No one in Lady Boss, not her literary agent nor the multitude of self-appointed “best” friends who appeared as talking heads, nor even Jackie Collins herself, said that Jackie Collins was a good writer. What the film made clear, however, was that she was a brilliant author, where being an author meant being a brand and a celebrity as much as someone who puts one sentence after another.

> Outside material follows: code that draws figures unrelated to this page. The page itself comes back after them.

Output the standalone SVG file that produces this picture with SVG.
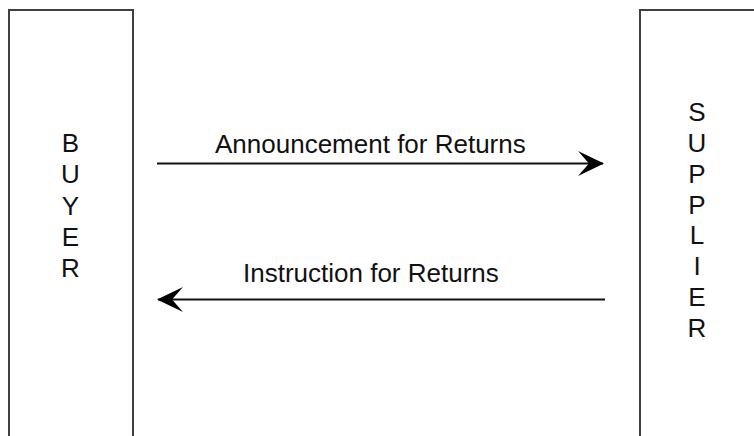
<svg xmlns="http://www.w3.org/2000/svg" width="754" height="436" viewBox="0 0 754 436">
<style>
.box{fill:#fff;stroke:#404040;stroke-width:2}
.lbl{font-family:"Liberation Sans",Arial,sans-serif;font-size:26px;fill:#111}
.vt{text-anchor:middle}
.conn{stroke:#111;stroke-width:2;fill:none}
</style>
<defs>
<marker id="arr" viewBox="0 0 26 26" refX="25" refY="13" markerWidth="26" markerHeight="26" markerUnits="userSpaceOnUse" orient="auto">
<path d="M0,0.5 L26,13 L0,25.5 L11,13 Z" fill="#000"/>
</marker>
</defs>
<rect width="754" height="436" fill="#fff"/>
<g id="buyer">
<rect class="box" x="9" y="10" width="124" height="440"/>
<text class="lbl vt" x="70.5" y="152">B</text>
<text class="lbl vt" x="70.5" y="183.3">U</text>
<text class="lbl vt" x="70.5" y="214.6">Y</text>
<text class="lbl vt" x="70.5" y="246">E</text>
<text class="lbl vt" x="70.5" y="277">R</text>
</g>
<g id="supplier">
<rect class="box" x="640" y="10" width="130" height="440"/>
<text class="lbl vt" x="697" y="121">S</text>
<text class="lbl vt" x="697" y="151.9">U</text>
<text class="lbl vt" x="697" y="182.7">P</text>
<text class="lbl vt" x="697" y="213.6">P</text>
<text class="lbl vt" x="697" y="244.4">L</text>
<text class="lbl vt" x="697" y="275.3">I</text>
<text class="lbl vt" x="697" y="306.1">E</text>
<text class="lbl vt" x="697" y="337">R</text>
</g>
<g id="connectors">
<line class="conn" x1="157" y1="163.5" x2="603" y2="163.5" marker-end="url(#arr)"/>
<text class="lbl" x="215" y="153">Announcement for Returns</text>
<line class="conn" x1="605" y1="299.5" x2="158" y2="299.5" marker-end="url(#arr)"/>
<text class="lbl" x="243" y="282">Instruction for Returns</text>
</g>
</svg>
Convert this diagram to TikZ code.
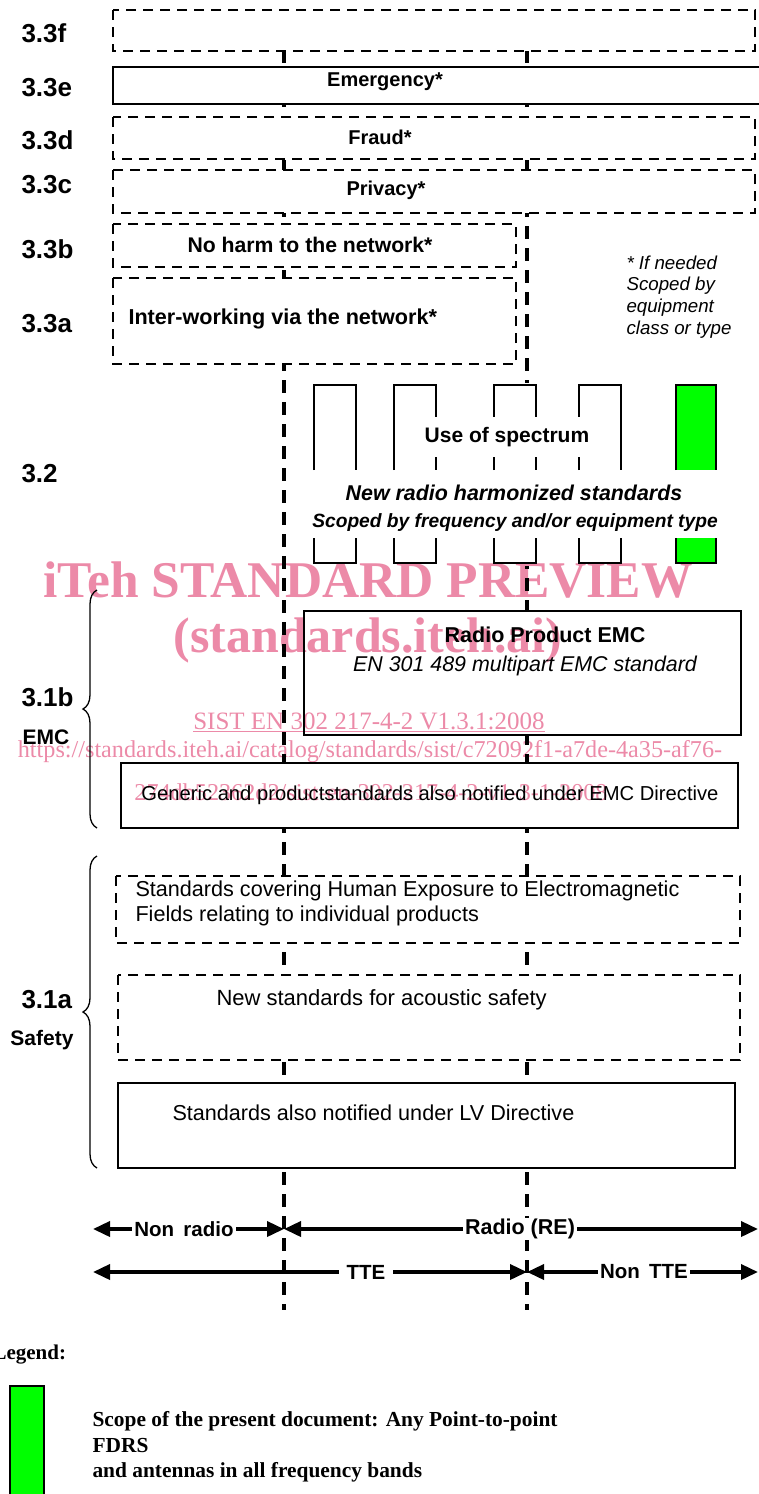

The staggering success of Collins’s books in the Eighties was a triumph of marketing, not of literature, and the fact that she used to attend her own marketing meetings (most writers send in the manuscript and then hide under a duvet for the next year) was one of several telling gems filmmaker Laura Fairrie unearthed. Part of that marketing was recasting her bonkbusters as triumphs of female emancipation. As she would tell anyone who would listen on punishing publicity tours, in every case the lead character is a woman who starts down on her uppers and ends up taking control. The contention in this film was that Jackie Collins had done exactly the same.

The documentary cleverly played with that life-imitating-art merry-go-round by echoing the beats of a Collins epic novel. Jackie’s fall and rise was mapped against Joan’s rise and fall and rise again (and I had forgotten that Joan published a few dire novels of her own when the acting dried up). Really bad husbands – drug addicts, abusers, chumps – were followed by really, really good ones. Who then died, suddenly. High triumph followed gut-wrenching tragedy and Jackie met the two the same – with another book, an appearance on a talk show and fourteen cans of Elnette. The diaries, cinefilm and kodachrome footage, most of it made and then secreted away by Jackie, an inveterate observer, provided the colour. And what colour – we viewers were entranced in a bygone Hollywood while simultaneously learning how much of it was a sham.

The irony is that Jackie Collins lived an entire life, and built a career, on maintaining that illusion. Glamour was her subject matter and her façade. Take that façade away, as this film so brilliantly did, and you find a woman who needed it to survive.